━━━━━ Material provided

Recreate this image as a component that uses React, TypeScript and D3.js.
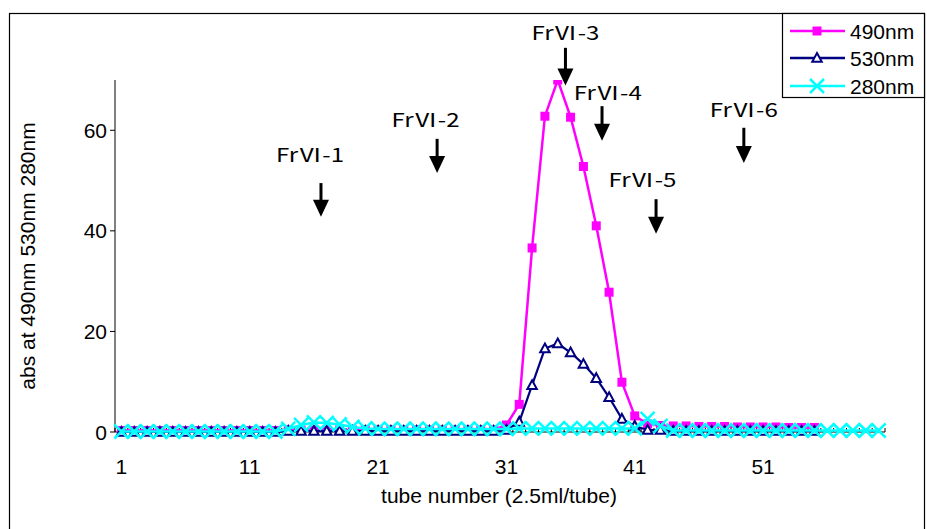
import React from "react";
import * as d3 from "d3";

const tubes490 = d3.range(1, 56);
const tubes530 = d3.range(1, 56);
const tubes280 = d3.range(1, 61);

const abs490 = [
  0.3, 0.3, 0.3, 0.3, 0.3, 0.3, 0.3, 0.3, 0.3, 0.3,
  0.3, 0.3, 0.3, 0.4, 0.4, 0.4, 0.4, 0.4, 0.4, 0.4,
  0.4, 0.4, 0.4, 0.4, 0.4, 0.4, 0.4, 0.4, 0.4, 0.4,
  1.4, 5.5, 36.6, 62.8, 70, 62.6, 52.8, 41, 27.8, 9.9,
  3.2, 1.6, 1.3, 1.2, 1.2, 1.1, 1.1, 1.1, 1.0, 1.0,
  1.0, 1.0, 0.9, 0.9, 0.9,
];
const abs530 = [
  0, 0, 0, 0, 0, 0, 0, 0, 0, 0,
  0, 0, 0, 0.2, 0.2, 0.2, 0.2, 0.2, 0.2, 0.2,
  0.2, 0.2, 0.2, 0.2, 0.2, 0.2, 0.2, 0.2, 0.2, 0.2,
  0.4, 2.0, 9.3, 16.6, 17.6, 15.8, 13.5, 10.7, 6.9, 2.6,
  1.2, 0.4, 0.4, 0.2, 0.2, 0.2, 0.2, 0.2, 0.2, 0.2,
  0.2, 0.2, 0.2, 0.2, 0.2,
];
const abs280 = [
  0.1, 0.1, 0.1, 0.1, 0.1, 0.1, 0.1, 0.1, 0.1, 0.1,
  0.1, 0.1, 0.1, 0.6, 1.4, 1.9, 1.8, 1.5, 1.0, 0.7,
  0.6, 0.6, 0.6, 0.6, 0.6, 0.6, 0.6, 0.6, 0.6, 0.6,
  0.6, 0.7, 0.7, 0.7, 0.7, 0.7, 0.7, 0.7, 0.7, 0.7,
  0.7, 2.6, 1.2, 0.3, 0.3, 0.3, 0.3, 0.3, 0.3, 0.3,
  0.3, 0.3, 0.3, 0.3, 0.3, 0.3, 0.3, 0.3, 0.3, 0.3,
];

const yTicks = [0, 20, 40, 60];
const xTickLabels = [1, 11, 21, 31, 41, 51];
const seriesNames = ["490nm", "530nm", "280nm"];

// annotations: label, arrow tube position, arrow top value, arrow tip value, label tube, label value
const annLabels = ["FrⅥ-1", "FrⅥ-2", "FrⅥ-3", "FrⅥ-4", "FrⅥ-5", "FrⅥ-6"];
const annTube = [16.55, 25.6, 35.6, 38.45, 42.66, 49.5];
const annTop = [49.5, 58.3, 76.4, 64.8, 46.3, 60.5];
const annTip = [42.8, 51.5, 68.9, 57.9, 39.4, 53.5];
const annTextTube = [15.7, 24.7, 35.6, 38.9, 41.6, 49.5];
const annTextVal = [53.6, 60.6, 77.9, 66.1, 48.8, 62.7];

const W = 927;
const H = 529;
const left = 115;
const right = 885;
const top = 80;
const bottom = 432;
const nCat = 60;

export default function App() {
  const step = (right - left) / nCat;
  const x = (t: number) => left + (t - 0.5) * step;
  const y = d3.scaleLinear().domain([0, 70]).range([bottom, top]);
  const line = d3
    .line<[number, number]>()
    .x((d) => x(d[0]))
    .y((d) => y(d[1]));

  const d490: [number, number][] = tubes490.map((t, i) => [t, abs490[i]]);
  const d530: [number, number][] = tubes530.map((t, i) => [t, abs530[i]]);
  const d280: [number, number][] = tubes280.map((t, i) => [t, abs280[i]]);

  const font = "'Liberation Sans', Arial, sans-serif";
  const sq = 4.5;
  const tri = (cx: number, cy: number, r = 5) =>
    `M${cx},${cy - r} L${cx + r * 0.95},${cy + r * 0.75} L${cx - r * 0.95},${cy + r * 0.75} Z`;
  const cross = (cx: number, cy: number, r = 7) =>
    `M${cx - r},${cy - r} L${cx + r},${cy + r} M${cx - r},${cy + r} L${cx + r},${cy - r}`;

  const catTicks = d3.range(0, nCat + 1);
  const legY = [31, 58, 86];

  return (
    <svg
      width={W}
      height={H}
      style={{ position: "absolute", left: 0, top: 0, background: "#fff" }}
    >
      <defs>
        <clipPath id="plot">
          <rect x={left - 10} y={top} width={right - left + 20} height={bottom - top + 20} />
        </clipPath>
      </defs>
      <rect x={0} y={0} width={W} height={H} fill="#fff" />
      <rect x={9.5} y={13.5} width={915} height={530} fill="none" stroke="#000" strokeWidth={1.2} />

      {/* y axis */}
      <line x1={left} x2={left} y1={top} y2={bottom} stroke="#000" strokeWidth={1} />
      {yTicks.map((v) => (
        <g key={v}>
          <line x1={left - 5} x2={left} y1={y(v)} y2={y(v)} stroke="#000" />
          <text
            x={left - 8}
            y={y(v)}
            dy="0.36em"
            textAnchor="end"
            fontFamily={font}
            fontSize={21}
          >
            {v}
          </text>
        </g>
      ))}
      <text
        transform={`translate(35,${(top + bottom) / 2}) rotate(-90)`}
        textAnchor="middle"
        fontFamily={font}
        fontSize={21}
      >
        abs at 490nm 530nm 280nm
      </text>

      {/* x axis */}
      <line x1={left} x2={right} y1={bottom} y2={bottom} stroke="#000" strokeWidth={1} />
      {catTicks.map((c) => (
        <line
          key={c}
          x1={left + c * step}
          x2={left + c * step}
          y1={bottom - 4}
          y2={bottom}
          stroke="#000"
        />
      ))}
      {xTickLabels.map((t) => (
        <text
          key={t}
          x={x(t)}
          y={474}
          textAnchor="middle"
          fontFamily={font}
          fontSize={21}
        >
          {t}
        </text>
      ))}
      <text
        x={(left + right) / 2 - 1}
        y={503}
        textAnchor="middle"
        fontFamily={font}
        fontSize={21}
      >
        tube number (2.5ml/tube)
      </text>

      <g clipPath="url(#plot)">
        <path d={line(d490) || ""} fill="none" stroke="#ff00ff" strokeWidth={2.5} />
        {d490.map((d, i) => (
          <rect
            key={i}
            x={x(d[0]) - sq}
            y={y(d[1]) - sq}
            width={sq * 2}
            height={sq * 2}
            fill="#ff00ff"
          />
        ))}
        <path d={line(d530) || ""} fill="none" stroke="#000080" strokeWidth={2.2} />
        {d530.map((d, i) => (
          <path
            key={i}
            d={tri(x(d[0]), y(d[1]))}
            fill="#fff"
            stroke="#000080"
            strokeWidth={2}
          />
        ))}
        <path d={line(d280) || ""} fill="none" stroke="#00ffff" strokeWidth={2.5} />
        {d280.map((d, i) => (
          <path
            key={i}
            d={cross(x(d[0]), y(d[1]))}
            fill="none"
            stroke="#00ffff"
            strokeWidth={2.5}
          />
        ))}
      </g>

      {/* annotations */}
      {annLabels.map((lab, i) => {
        const ax = x(annTube[i]);
        const y1 = y(annTop[i]);
        const y2 = y(annTip[i]);
        return (
          <g key={lab}>
            <text
              x={x(annTextTube[i])}
              y={y(annTextVal[i])}
              textAnchor="middle"
              fontFamily="'Noto Sans CJK JP', sans-serif"
              fontSize={19}
              textLength={68}
              lengthAdjust="spacingAndGlyphs"
            >
              {lab}
            </text>
            <line x1={ax} x2={ax} y1={y1} y2={y2 - 14} stroke="#000" strokeWidth={3} />
            <path
              d={`M${ax - 8},${y2 - 17} L${ax + 8},${y2 - 17} L${ax},${y2} Z`}
              fill="#000"
            />
          </g>
        );
      })}

      {/* legend */}
      <rect x={782.5} y={13.5} width={142} height={84} fill="#fff" stroke="#000" strokeWidth={1.2} />
      {seriesNames.map((s, i) => {
        const ly = legY[i];
        const lx1 = 790;
        const lx2 = 845;
        const cx = 817;
        const color = i === 0 ? "#ff00ff" : i === 1 ? "#000080" : "#00ffff";
        return (
          <g key={s}>
            <line x1={lx1} x2={lx2} y1={ly} y2={ly} stroke={color} strokeWidth={2.5} />
            {i === 0 && (
              <rect x={cx - sq} y={ly - sq} width={sq * 2} height={sq * 2} fill={color} />
            )}
            {i === 1 && <path d={tri(cx, ly)} fill="#fff" stroke={color} strokeWidth={2} />}
            {i === 2 && (
              <path d={cross(cx, ly, 7)} fill="none" stroke={color} strokeWidth={2.5} />
            )}
            <text x={850} y={ly} dy="0.36em" fontFamily={font} fontSize={21}>
              {s}
            </text>
          </g>
        );
      })}
    </svg>
  );
}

━━━━━━━━━━

Goal:
Repeat only what lies between the start of the data and the end of the line containing "const tubes280 = d3.range(1, 61);", exactly, with pictures left out.

In response:
Recreate this image as a component that uses React, TypeScript and D3.js.
import React from "react";
import * as d3 from "d3";

const tubes490 = d3.range(1, 56);
const tubes530 = d3.range(1, 56);
const tubes280 = d3.range(1, 61);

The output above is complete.